The Thanksgiving show here is predictably exuberant, executed with verve by the excellent chorines in hilarious tutus made of tropical leaves and Billis in de rigueur shell bra. Ann Yee, the choreographer, has used elements of popular styles of the time, so that the dance numbers seem a natural fit for the characters, not just for the actor-dancers. In a contrasting vein, especially lovely are the balletic routines for Liat (Sera Maehara), the daughter of Bloody Mary with whom Cable falls in love, which open and close the show.

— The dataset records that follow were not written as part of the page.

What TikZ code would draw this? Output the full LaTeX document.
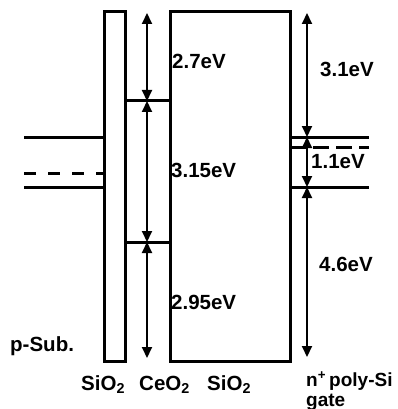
\documentclass[tikz,border=0pt]{standalone}
\usepackage{fontspec}
\setmainfont{Liberation Sans}
\usetikzlibrary{arrows.meta}

\begin{document}
\begin{tikzpicture}[
    x=1pt, y=-1pt,
    font=\bfseries\fontsize{20.5}{23}\selectfont,
    band/.style={line width=3pt},
    dband/.style={band, dash pattern=on 12pt off 12pt},
    gap/.style={{Triangle[length=11pt,width=10pt]}-{Triangle[length=11pt,width=10pt]}, line width=2pt},
    lbl/.style={inner sep=0pt, anchor=base west}
]

\useasboundingbox (0,0) rectangle (398,409);

% oxide stack
\draw[band] (104,12) rectangle (125,361);
\draw[band] (170,12) rectangle (290,361);
\draw[band] (125,101) -- (170,101);
\draw[band] (125,242) -- (170,242);

% p-Sub. and gate levels
\draw[band] (24,137) -- (104,137);
\draw[dband] (24,173) -- (104,173);
\draw[band] (24,187) -- (104,187);
\draw[band] (290,137) -- (369,137);
\draw[band, dash pattern=on 16pt off 7pt] (290,147) -- (369,147);
\draw[band] (290,187) -- (369,187);

\coordinate (ceTop) at (147,13);
\coordinate (ceC) at (147,101);
\coordinate (ceV) at (147,242);
\coordinate (ceBot) at (147,358);
\coordinate (gTop) at (307,13);
\coordinate (gC) at (307,137);
\coordinate (gV) at (307,187);
\coordinate (gBot) at (307,357);

\draw[gap] (ceTop) -- (ceC);
\draw[gap] (ceC) -- (ceV);
\draw[gap] (ceV) -- (ceBot);
\draw[gap] (gTop) -- (gC);
\draw[gap] (gC) -- (gV);
\draw[gap] (gV) -- (gBot);

\node[lbl] (e27) at (172,69) {2.7eV};
\node[lbl] (e315) at (171,177) {3.15eV};
\node[lbl] (e295) at (171,309) {2.95eV};
\node[lbl] (e31) at (320,77) {3.1eV};
\node[lbl] (e11) at (311,168) {1.1eV};
\node[lbl] (e46) at (319,271) {4.6eV};

\node[lbl] (psub) at (10,351) {p-Sub.};
\node[lbl] (ox1) at (81,390) {SiO\textsubscript{2}};
\node[lbl] (ceo) at (139,390) {CeO\textsubscript{2}};
\node[lbl] (ox2) at (207,390) {SiO\textsubscript{2}};
\node[lbl, font=\bfseries\fontsize{19}{21}\selectfont] (gate) at (306,386) {n\textsuperscript{+}\,poly-Si};
\node[lbl, font=\bfseries\fontsize{19}{21}\selectfont] (gate2) at (306,406) {gate};

\end{tikzpicture}
\end{document}
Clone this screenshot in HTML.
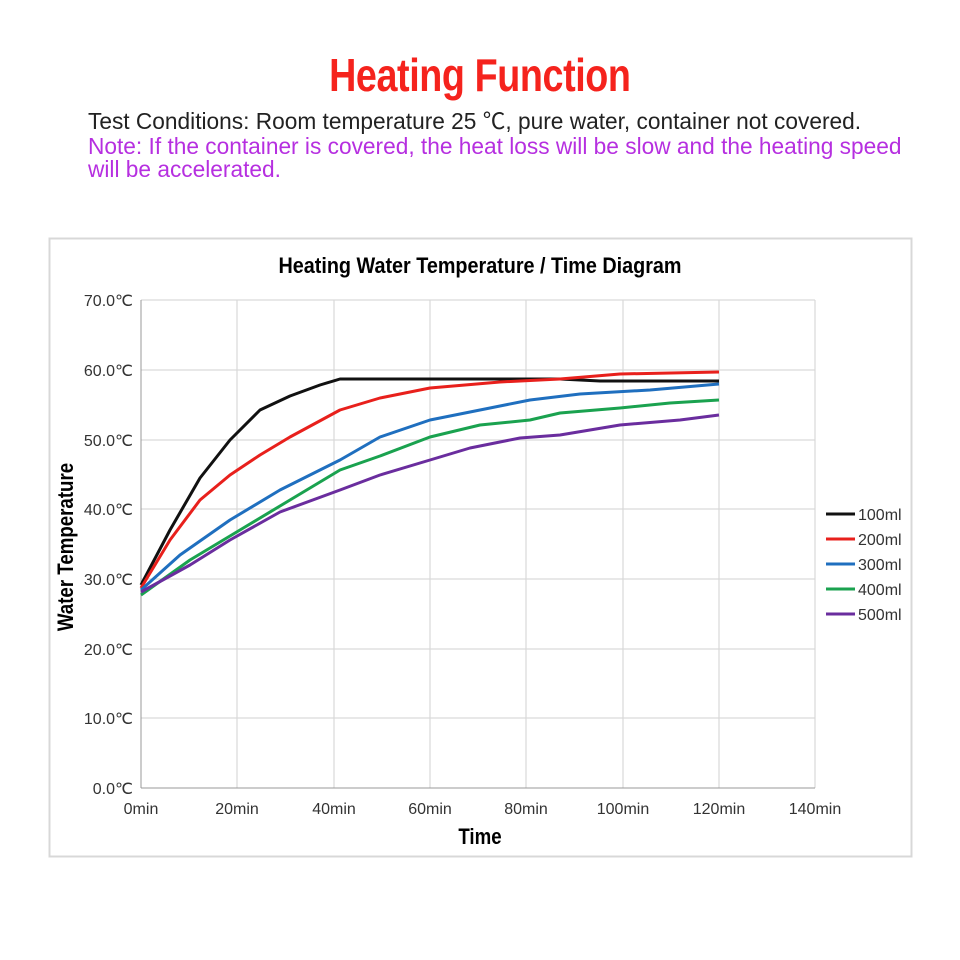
<!DOCTYPE html>
<html><head><meta charset="utf-8"><style>
body{margin:0;background:#fff;width:960px;height:960px;overflow:hidden;font-family:"Liberation Sans","Noto Sans CJK SC",sans-serif}
.t{position:absolute;white-space:nowrap}
</style></head><body>
<div class="t" style="left:0;width:960px;top:48px;text-align:center;"><span style="display:inline-block;color:#f5231d;font-weight:bold;font-size:46px;transform:scaleX(0.82);letter-spacing:-0.5px">Heating Function</span></div>
<div class="t" style="left:88px;top:103px;font-size:22.7px;color:#222">Test Conditions: Room temperature 25 ℃, pure water, container not covered.</div>
<div class="t" style="left:88px;top:135px;font-size:22.7px;color:#b62fe0;line-height:23px">Note: If the container is covered, the heat loss will be slow and the heating speed<br>will be accelerated.</div>
<svg width="960" height="960" style="position:absolute;left:0;top:0" font-family="Liberation Sans, sans-serif">
<rect x="49.5" y="238.5" width="862" height="618" fill="none" stroke="#d8d8d8" stroke-width="2"/>
<text x="480" y="273" text-anchor="middle" font-size="22" font-weight="bold" transform="translate(480 0) scale(0.9 1) translate(-480 0)">Heating Water Temperature / Time Diagram</text>
<g stroke="#d9d9d9" stroke-width="1.2">
<line x1="141" y1="300" x2="815" y2="300"/><line x1="141" y1="370" x2="815" y2="370"/><line x1="141" y1="440" x2="815" y2="440"/><line x1="141" y1="509" x2="815" y2="509"/><line x1="141" y1="579" x2="815" y2="579"/><line x1="141" y1="649" x2="815" y2="649"/><line x1="141" y1="718" x2="815" y2="718"/>
<line x1="237" y1="300" x2="237" y2="788"/><line x1="334" y1="300" x2="334" y2="788"/><line x1="430" y1="300" x2="430" y2="788"/><line x1="526" y1="300" x2="526" y2="788"/><line x1="623" y1="300" x2="623" y2="788"/><line x1="719" y1="300" x2="719" y2="788"/><line x1="815" y1="300" x2="815" y2="788"/>
</g>
<line x1="141" y1="300" x2="141" y2="788" stroke="#999"/><line x1="141" y1="788" x2="815" y2="788" stroke="#999"/>
<g font-size="16" fill="#333" text-anchor="end">
<text x="133" y="306">70.0℃</text><text x="133" y="376">60.0℃</text><text x="133" y="446">50.0℃</text><text x="133" y="515">40.0℃</text><text x="133" y="585">30.0℃</text><text x="133" y="655">20.0℃</text><text x="133" y="724">10.0℃</text><text x="133" y="794">0.0℃</text>
</g>
<g font-size="16" fill="#333" text-anchor="middle">
<text x="141" y="814">0min</text><text x="237" y="814">20min</text><text x="334" y="814">40min</text><text x="430" y="814">60min</text><text x="526" y="814">80min</text><text x="623" y="814">100min</text><text x="719" y="814">120min</text><text x="815" y="814">140min</text>
</g>
<text x="480" y="844" text-anchor="middle" font-size="22" font-weight="bold" transform="translate(480 0) scale(0.85 1) translate(-480 0)">Time</text>
<text transform="translate(73 547) rotate(-90) scale(0.85 1)" text-anchor="middle" font-size="22" font-weight="bold">Water Temperature</text>
<g fill="none" stroke-width="3" stroke-linejoin="round">
<polyline stroke="#111" points="141,585 170,530 200,478 230,440 260,410 290,396 320,385 340,379 500,379 560,379 600,381 719,381"/>
<polyline stroke="#e8201c" points="141,588 170,540 200,500 230,475 260,455 290,437 340,410 380,398 430,388 500,382 560,379 620,374 719,372"/>
<polyline stroke="#1f6fbf" points="141,590 180,555 230,520 280,490 340,460 380,437 430,420 480,410 530,400 580,394 650,390 719,384"/>
<polyline stroke="#1aa24f" points="141,595 190,560 240,530 290,500 340,470 380,456 430,437 480,425 530,420 560,413 620,408 670,403 719,400"/>
<polyline stroke="#6a2d9e" points="141,592 190,565 230,540 280,512 340,490 380,475 430,460 470,448 520,438 560,435 620,425 680,420 719,415"/>
</g>
<g stroke-width="3">
<line x1="826" y1="514" x2="855" y2="514" stroke="#111"/><line x1="826" y1="539" x2="855" y2="539" stroke="#e8201c"/><line x1="826" y1="564" x2="855" y2="564" stroke="#1f6fbf"/><line x1="826" y1="589" x2="855" y2="589" stroke="#1aa24f"/><line x1="826" y1="614" x2="855" y2="614" stroke="#6a2d9e"/>
</g>
<g font-size="16" fill="#333">
<text x="858" y="520">100ml</text><text x="858" y="545">200ml</text><text x="858" y="570">300ml</text><text x="858" y="595">400ml</text><text x="858" y="620">500ml</text>
</g>
</svg>
</body></html>
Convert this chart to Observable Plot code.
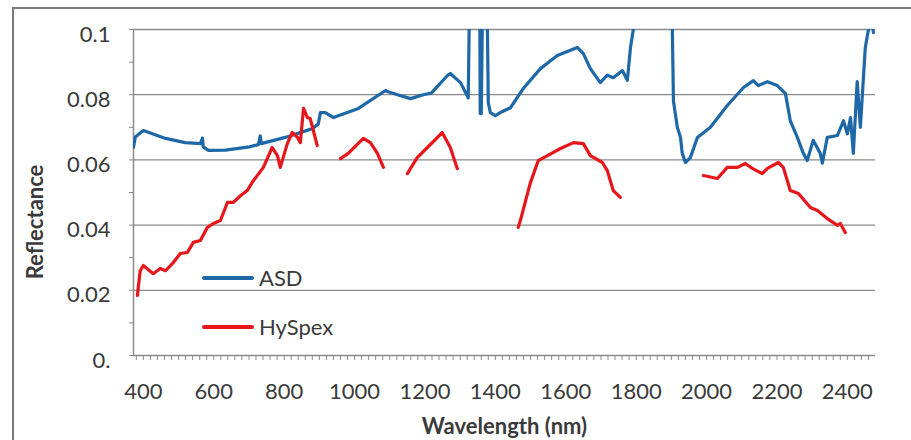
<!DOCTYPE html>
<html>
<head>
<meta charset="utf-8">
<script src="https://cdn.jsdelivr.net/npm/d3@7"></script>
<script src="https://cdn.jsdelivr.net/npm/@observablehq/plot@0.6"></script>
<style>
  html, body { margin: 0; padding: 0; background: #fff; }
  #wrap { position: relative; width: 911px; height: 440px; overflow: hidden; font-family: Lato, "Open Sans", sans-serif; }
  #border { position: absolute; left: 12px; top: 7px; width: 920px; height: 450px; border-top: 2px solid #7a7a7a; border-left: 2px solid #7a7a7a; }
  #chart { position: absolute; left: 0; top: 0; }
  .lg { position: absolute; display: flex; align-items: center; font-size: 22px; color: #3a3a3a; line-height: 22px; }
  .lg span.sw { display: inline-block; width: 52px; height: 3.5px; margin-right: 5px; border-radius: 2px; }
  #ylabel { position: absolute; left: 35px; top: 222px; transform: translate(-50%, -50%) rotate(-90deg); font-weight: bold; font-size: 22px; color: #3a3a3a; white-space: nowrap; line-height: 1; }
</style>
</head>
<body>
<div id="wrap">
  <div id="border"></div>
  <div id="chart"></div>
  <div id="legend"></div>
  <div id="ylabel">Reflectance</div>
</div>
<script>
// ---- data (wavelength in nm, reflectance) ----
const asdWavelength = [372,377,400,463,519,562,568,570,585,633,701,727,732,735,803,880,897,903,917,940,1011,1088,1093,1122,1159,1195,1218,1264,1272,1301,1320,1323,1329,1355,1357,1360,1366,1374,1380,1386,1400,1414,1423,1443,1480,1528,1576,1633,1650,1670,1698,1718,1735,1761,1775,1784,1792,1803,1850,1895,1900,1906,1917,1926,1931,1940,1954,1974,2011,2059,2105,2133,2147,2173,2201,2224,2238,2258,2275,2286,2303,2323,2329,2343,2372,2389,2400,2409,2417,2428,2437,2445,2451,2460,2468,2474];
const asdReflectance = [0.0638,0.067,0.069,0.0666,0.0653,0.065,0.0667,0.064,0.0629,0.063,0.064,0.0647,0.0674,0.065,0.0669,0.0696,0.071,0.0745,0.0745,0.073,0.0758,0.0813,0.081,0.080,0.0788,0.080,0.0805,0.0859,0.0865,0.0837,0.0797,0.079,0.13,0.13,0.0742,0.0742,0.13,0.13,0.0775,0.0745,0.0736,0.0745,0.075,0.076,0.082,0.088,0.092,0.0945,0.0926,0.088,0.0837,0.086,0.0852,0.0874,0.0844,0.0945,0.1,0.12,0.14,0.14,0.12,0.078,0.070,0.0669,0.062,0.0592,0.0607,0.0669,0.070,0.0767,0.0822,0.0843,0.0828,0.084,0.0828,0.0804,0.072,0.0669,0.062,0.0598,0.066,0.062,0.059,0.0669,0.0675,0.072,0.068,0.073,0.062,0.084,0.070,0.084,0.0945,0.1,0.11,0.099];

// HySpex: null marks a gap between bands
const hyspexWavelength = [383,391,400,428,448,463,485,505,525,542,562,582,599,619,639,656,676,695,713,741,766,781,789,809,823,838,846,855,866,874,894, null,
  960,982,1025,1045,1065,1082, null,
  1150,1178,1207,1249,1272,1292, null,
  1465,1471,1499,1522,1548,1585,1622,1650,1670,1704,1718,1735,1755, null,
  1991,2031,2059,2088,2110,2130,2158,2173,2204,2218,2238,2261,2295,2315,2343,2372,2380,2394];
const hyspexReflectance = [0.0184,0.026,0.0276,0.0251,0.0267,0.026,0.0285,0.0313,0.0316,0.0347,0.0353,0.0393,0.0405,0.0414,0.047,0.047,0.049,0.0506,0.0537,0.0577,0.0638,0.0613,0.0577,0.065,0.0684,0.0669,0.0653,0.0758,0.073,0.0727,0.0644, null,
  0.0604,0.062,0.0666,0.0653,0.062,0.0577, null,
  0.0558,0.0607,0.0638,0.0684,0.0638,0.0573, null,
  0.0393,0.0414,0.0528,0.0598,0.0613,0.0635,0.0653,0.065,0.0613,0.0592,0.0567,0.0506,0.0485, null,
  0.0552,0.0543,0.0577,0.0577,0.0589,0.0574,0.0558,0.0574,0.0592,0.0577,0.0506,0.0497,0.0454,0.0445,0.042,0.0399,0.0405,0.0377];

const xTickValues = [400,600,800,1000,1200,1400,1600,1800,2000,2200,2400];
const xMinorTicks = d3.range(380, 2480, 20);
const yTickValues = [0, 0.02, 0.04, 0.06, 0.08, 0.1];
const yTickLabels = ["0.", "0.02", "0.04", "0.06", "0.08", "0.1"];
const yMinorTicks = d3.range(0, 0.1001, 0.01);
const seriesNames = ["ASD", "HySpex"];
const seriesColors = ["#1f68a7", "#e6161b"];

const gridColor = "#8a8a8a";
const textColor = "#3a3a3a";

const asdIdx = d3.range(asdWavelength.length);
const hyIdx = d3.range(hyspexWavelength.length);

const plot = Plot.plot({
  width: 911,
  height: 440,
  marginLeft: 133,
  marginRight: 36,
  marginTop: 29,
  marginBottom: 85,
  style: { fontFamily: "Lato, 'Open Sans', sans-serif", fontSize: "22px", color: textColor, background: "transparent" },
  x: { domain: [372, 2480] },
  y: { domain: [0, 0.1] },
  marks: [
    Plot.ruleY(yTickValues.slice(1), { stroke: gridColor, strokeWidth: 1.3 }),
    Plot.ruleX([372], { stroke: gridColor, strokeWidth: 1.5 }),
    Plot.ruleY([0], { stroke: gridColor, strokeWidth: 1.5 }),
    Plot.axisY({ ticks: yMinorTicks, tickSize: 4, tickFormat: () => "", stroke: gridColor, label: null }),
    Plot.axisY({ ticks: yTickValues, tickSize: 0, tickPadding: 23, tickFormat: d => yTickLabels[yTickValues.indexOf(d)], fill: textColor, fontSize: 22, dy: 5, label: null }),
    Plot.axisX({ ticks: xMinorTicks, tickSize: 5, tickFormat: () => "", stroke: gridColor, label: null }),
    Plot.axisX({ ticks: xTickValues, tickSize: 0, tickPadding: 28, tickFormat: d => String(d), fill: textColor, fontSize: 22, label: null }),
    Plot.line(asdIdx, { x: i => asdWavelength[i], y: i => asdReflectance[i], stroke: seriesColors[0], strokeWidth: 3.2, clip: true }),
    Plot.line(hyIdx, { x: i => hyspexWavelength[i], y: i => hyspexReflectance[i], stroke: seriesColors[1], strokeWidth: 3.2, clip: true }),
    Plot.text(["Wavelength (nm)"], { frameAnchor: "bottom", dy: 78, fontWeight: "bold", fontSize: 22, fill: textColor })
  ]
});
document.getElementById("chart").appendChild(plot);

// legend (HTML overlay inside plot area)
const legend = document.getElementById("legend");
const legendTops = [267, 316];
seriesNames.forEach((name, k) => {
  const row = document.createElement("div");
  row.className = "lg";
  row.style.left = "202px";
  row.style.top = legendTops[k] + "px";
  row.innerHTML = `<span class="sw" style="background:${seriesColors[k]}"></span><span>${name}</span>`;
  legend.appendChild(row);
});
</script>
</body>
</html>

The reason for buying a ticket, though, is the piece itself, arguably R&H’s greatest (I duck as I say that). It’s one memorable melody after another, with impeccably crafted lyrics and a proper grown-up story. If you want to be bewitched by the unlikely romance between Emile and Nellie, attempted across cultural boundaries, not just age ones, you might not be quite as wowed as you hoped to be. But if you want to hear a great score delivered by almost operatic leads and strong support, then this is the show for you. Ovenden’s "This Nearly Was Mine" rightly brought the house down.